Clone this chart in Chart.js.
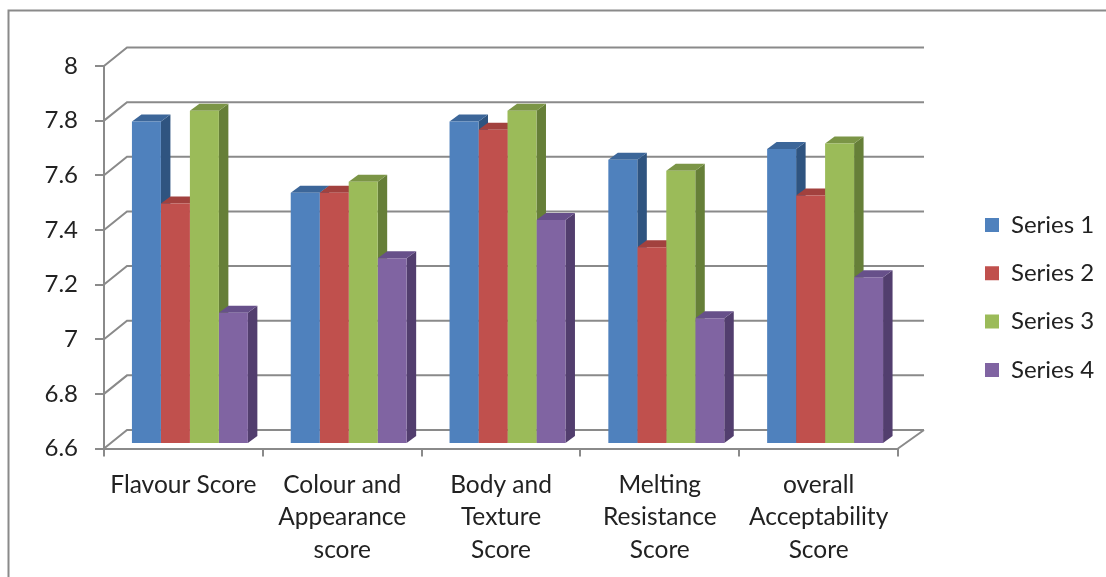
<!DOCTYPE html>
<html>
<head>
<meta charset="utf-8">
<title>Scores</title>
<script src="https://cdn.jsdelivr.net/npm/chart.js@4"></script>
<style>
  html, body { margin: 0; padding: 0; background: #fff; overflow: hidden; }
  canvas { display: block; }
</style>
</head>
<body>
<canvas id="chart" width="1106" height="577"></canvas>
<script>
const categories = [
  ['Flavour Score'],
  ['Colour and', 'Appearance', 'score'],
  ['Body and', 'Texture', 'Score'],
  ['Melting', 'Resistance', 'Score'],
  ['overall', 'Acceptability', 'Score']
];
const series1 = [7.78, 7.52, 7.78, 7.64, 7.68];
const series2 = [7.48, 7.52, 7.75, 7.32, 7.51];
const series3 = [7.82, 7.56, 7.82, 7.60, 7.70];
const series4 = [7.08, 7.28, 7.42, 7.06, 7.21];
const names = ['Series 1', 'Series 2', 'Series 3', 'Series 4'];
const values = [series1, series2, series3, series4];
const axisMin = 6.6, axisMax = 8, axisStep = 0.2;

const front = ['#4f81bd', '#c0504d', '#9bbb59', '#8064a2'];
const side  = ['#2f5480', '#8a3533', '#667f38', '#523e6e'];
const top3d = ['#3c6699', '#a2413e', '#7b9546', '#67508a'];

const gridColor = '#8a8a8a';
const textColor = '#222';
const font = 'Lato, Carlito, sans-serif';

// depth of the box behind the axes, and where the bars stand inside it
const wall = { x: 23, y: -18.5 };
const barShift = { x: 6.5, y: -4.5 };
const barDepth = { x: 9.5, y: -7 };

function poly(ctx, pts, color) {
  ctx.fillStyle = color;
  ctx.beginPath();
  pts.forEach((p, i) => i ? ctx.lineTo(p[0], p[1]) : ctx.moveTo(p[0], p[1]));
  ctx.closePath();
  ctx.fill();
}

const box3d = {
  id: 'box3d',
  beforeDraw(chart) {
    // outer frame, runs off the right and bottom of the picture
    const ctx = chart.ctx;
    ctx.save();
    ctx.strokeStyle = gridColor;
    ctx.lineWidth = 2;
    ctx.beginPath();
    ctx.moveTo(8.5, 577);
    ctx.lineTo(8.5, 10.5);
    ctx.lineTo(1106, 10.5);
    ctx.stroke();
    ctx.restore();
  },
  afterLayout(chart) {
    // legend sits in the gap right of the plot
    const lg = chart.legend;
    lg.left = 985 - lg.options.labels.padding;
    lg.right = lg.left + lg.width;
    lg.top = 188.7;
    lg.bottom = lg.top + lg.height;
  },
  beforeDatasetsDraw(chart) {
    const ctx = chart.ctx, a = chart.chartArea, y = chart.scales.y;
    ctx.save();
    ctx.strokeStyle = gridColor;
    ctx.lineWidth = 2;
    ctx.beginPath();
    y.ticks.forEach((t, i) => {
      const py = y.getPixelForTick(i);
      ctx.moveTo(a.left, py);
      ctx.lineTo(a.left + wall.x, py + wall.y);
      ctx.lineTo(a.right + wall.x + 3, py + wall.y);
    });
    // floor right edge
    ctx.moveTo(a.right, a.bottom);
    ctx.lineTo(a.right + wall.x + 3, a.bottom + wall.y);
    ctx.stroke();
    ctx.restore();

    // bars stand inside the box, so everything below is shifted
    ctx.save();
    ctx.translate(barShift.x, barShift.y);
    const metas = chart.getSortedVisibleDatasetMetas();
    categories.forEach((c, i) => {
      metas.forEach((m, s) => {
        const b = m.data[i];
        const l = b.x - b.width / 2, r = b.x + b.width / 2;
        const dx = barDepth.x, dy = barDepth.y;
        poly(ctx, [[r, b.y], [r + dx, b.y + dy], [r + dx, b.base + dy], [r, b.base]], side[s]);
        poly(ctx, [[l, b.y], [l + dx, b.y + dy], [r + dx, b.y + dy], [r, b.y]], top3d[s]);
      });
    });
  },
  afterDatasetsDraw(chart) {
    chart.ctx.restore();
  }
};

new Chart(document.getElementById('chart'), {
  type: 'bar',
  data: {
    labels: categories,
    datasets: names.map((n, i) => ({
      label: n,
      data: values[i],
      base: axisMin,
      backgroundColor: front[i],
      borderWidth: 0,
      categoryPercentage: 0.73,
      barPercentage: 1,
      clip: false
    }))
  },
  plugins: [box3d],
  options: {
    responsive: false,
    animation: false,
    devicePixelRatio: 1,
    layout: { padding: { left: 0, top: 66, right: 208, bottom: 0 } },
    plugins: {
      tooltip: { enabled: false },
      legend: {
        position: 'chartArea',
        align: 'start',
        labels: {
          boxWidth: 14,
          boxHeight: 14,
          padding: 24.3,
          color: textColor,
          font: { family: font, size: 24 }
        }
      }
    },
    scales: {
      x: {
        afterFit(s) { s.height = 128.5; },
        grid: { drawOnChartArea: false, color: gridColor, lineWidth: 2, tickLength: 8 },
        border: { color: gridColor, width: 2 },
        ticks: {
          color: textColor,
          maxRotation: 0,
          autoSkip: false,
          padding: 12,
          font: { family: font, size: 24.5, lineHeight: 1.327 }
        }
      },
      y: {
        min: axisMin,
        max: axisMax,
        afterFit(s) { s.width = 104; },
        grid: { drawOnChartArea: false, color: gridColor, lineWidth: 2, tickLength: 9 },
        border: { color: gridColor, width: 2 },
        ticks: {
          stepSize: axisStep,
          color: textColor,
          padding: 17,
          font: { family: font, size: 24 },
          callback: v => String(+v.toFixed(1))
        }
      }
    }
  }
});
</script>
</body>
</html>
_____
• **Problem details**
Set down all the data again exactly as above, pictures excluded.

• **Answer for this exercise**
Clone this chart in Chart.js.
<!DOCTYPE html>
<html>
<head>
<meta charset="utf-8">
<title>Scores</title>
<script src="https://cdn.jsdelivr.net/npm/chart.js@4"></script>
<style>
  html, body { margin: 0; padding: 0; background: #fff; overflow: hidden; }
  canvas { display: block; }
</style>
</head>
<body>
<canvas id="chart" width="1106" height="577"></canvas>
<script>
const categories = [
  ['Flavour Score'],
  ['Colour and', 'Appearance', 'score'],
  ['Body and', 'Texture', 'Score'],
  ['Melting', 'Resistance', 'Score'],
  ['overall', 'Acceptability', 'Score']
];
const series1 = [7.78, 7.52, 7.78, 7.64, 7.68];
const series2 = [7.48, 7.52, 7.75, 7.32, 7.51];
const series3 = [7.82, 7.56, 7.82, 7.60, 7.70];
const series4 = [7.08, 7.28, 7.42, 7.06, 7.21];
const names = ['Series 1', 'Series 2', 'Series 3', 'Series 4'];
const values = [series1, series2, series3, series4];
const axisMin = 6.6, axisMax = 8, axisStep = 0.2;

const front = ['#4f81bd', '#c0504d', '#9bbb59', '#8064a2'];
const side  = ['#2f5480', '#8a3533', '#667f38', '#523e6e'];
const top3d = ['#3c6699', '#a2413e', '#7b9546', '#67508a'];

const gridColor = '#8a8a8a';
const textColor = '#222';
const font = 'Lato, Carlito, sans-serif';

// depth of the box behind the axes, and where the bars stand inside it
const wall = { x: 23, y: -18.5 };
const barShift = { x: 6.5, y: -4.5 };
const barDepth = { x: 9.5, y: -7 };

function poly(ctx, pts, color) {
  ctx.fillStyle = color;
  ctx.beginPath();
  pts.forEach((p, i) => i ? ctx.lineTo(p[0], p[1]) : ctx.moveTo(p[0], p[1]));
  ctx.closePath();
  ctx.fill();
}

const box3d = {
  id: 'box3d',
  beforeDraw(chart) {
    // outer frame, runs off the right and bottom of the picture
    const ctx = chart.ctx;
    ctx.save();
    ctx.strokeStyle = gridColor;
    ctx.lineWidth = 2;
    ctx.beginPath();
    ctx.moveTo(8.5, 577);
    ctx.lineTo(8.5, 10.5);
    ctx.lineTo(1106, 10.5);
    ctx.stroke();
    ctx.restore();
  },
  afterLayout(chart) {
    // legend sits in the gap right of the plot
    const lg = chart.legend;
    lg.left = 985 - lg.options.labels.padding;
    lg.right = lg.left + lg.width;
    lg.top = 188.7;
    lg.bottom = lg.top + lg.height;
  },
  beforeDatasetsDraw(chart) {
    const ctx = chart.ctx, a = chart.chartArea, y = chart.scales.y;
    ctx.save();
    ctx.strokeStyle = gridColor;
    ctx.lineWidth = 2;
    ctx.beginPath();
    y.ticks.forEach((t, i) => {
      const py = y.getPixelForTick(i);
      ctx.moveTo(a.left, py);
      ctx.lineTo(a.left + wall.x, py + wall.y);
      ctx.lineTo(a.right + wall.x + 3, py + wall.y);
    });
    // floor right edge
    ctx.moveTo(a.right, a.bottom);
    ctx.lineTo(a.right + wall.x + 3, a.bottom + wall.y);
    ctx.stroke();
    ctx.restore();

    // bars stand inside the box, so everything below is shifted
    ctx.save();
    ctx.translate(barShift.x, barShift.y);
    const metas = chart.getSortedVisibleDatasetMetas();
    categories.forEach((c, i) => {
      metas.forEach((m, s) => {
        const b = m.data[i];
        const l = b.x - b.width / 2, r = b.x + b.width / 2;
        const dx = barDepth.x, dy = barDepth.y;
        poly(ctx, [[r, b.y], [r + dx, b.y + dy], [r + dx, b.base + dy], [r, b.base]], side[s]);
        poly(ctx, [[l, b.y], [l + dx, b.y + dy], [r + dx, b.y + dy], [r, b.y]], top3d[s]);
      });
    });
  },
  afterDatasetsDraw(chart) {
    chart.ctx.restore();
  }
};

new Chart(document.getElementById('chart'), {
  type: 'bar',
  data: {
    labels: categories,
    datasets: names.map((n, i) => ({
      label: n,
      data: values[i],
      base: axisMin,
      backgroundColor: front[i],
      borderWidth: 0,
      categoryPercentage: 0.73,
      barPercentage: 1,
      clip: false
    }))
  },
  plugins: [box3d],
  options: {
    responsive: false,
    animation: false,
    devicePixelRatio: 1,
    layout: { padding: { left: 0, top: 66, right: 208, bottom: 0 } },
    plugins: {
      tooltip: { enabled: false },
      legend: {
        position: 'chartArea',
        align: 'start',
        labels: {
          boxWidth: 14,
          boxHeight: 14,
          padding: 24.3,
          color: textColor,
          font: { family: font, size: 24 }
        }
      }
    },
    scales: {
      x: {
        afterFit(s) { s.height = 128.5; },
        grid: { drawOnChartArea: false, color: gridColor, lineWidth: 2, tickLength: 8 },
        border: { color: gridColor, width: 2 },
        ticks: {
          color: textColor,
          maxRotation: 0,
          autoSkip: false,
          padding: 12,
          font: { family: font, size: 24.5, lineHeight: 1.327 }
        }
      },
      y: {
        min: axisMin,
        max: axisMax,
        afterFit(s) { s.width = 104; },
        grid: { drawOnChartArea: false, color: gridColor, lineWidth: 2, tickLength: 9 },
        border: { color: gridColor, width: 2 },
        ticks: {
          stepSize: axisStep,
          color: textColor,
          padding: 17,
          font: { family: font, size: 24 },
          callback: v => String(+v.toFixed(1))
        }
      }
    }
  }
});
</script>
</body>
</html>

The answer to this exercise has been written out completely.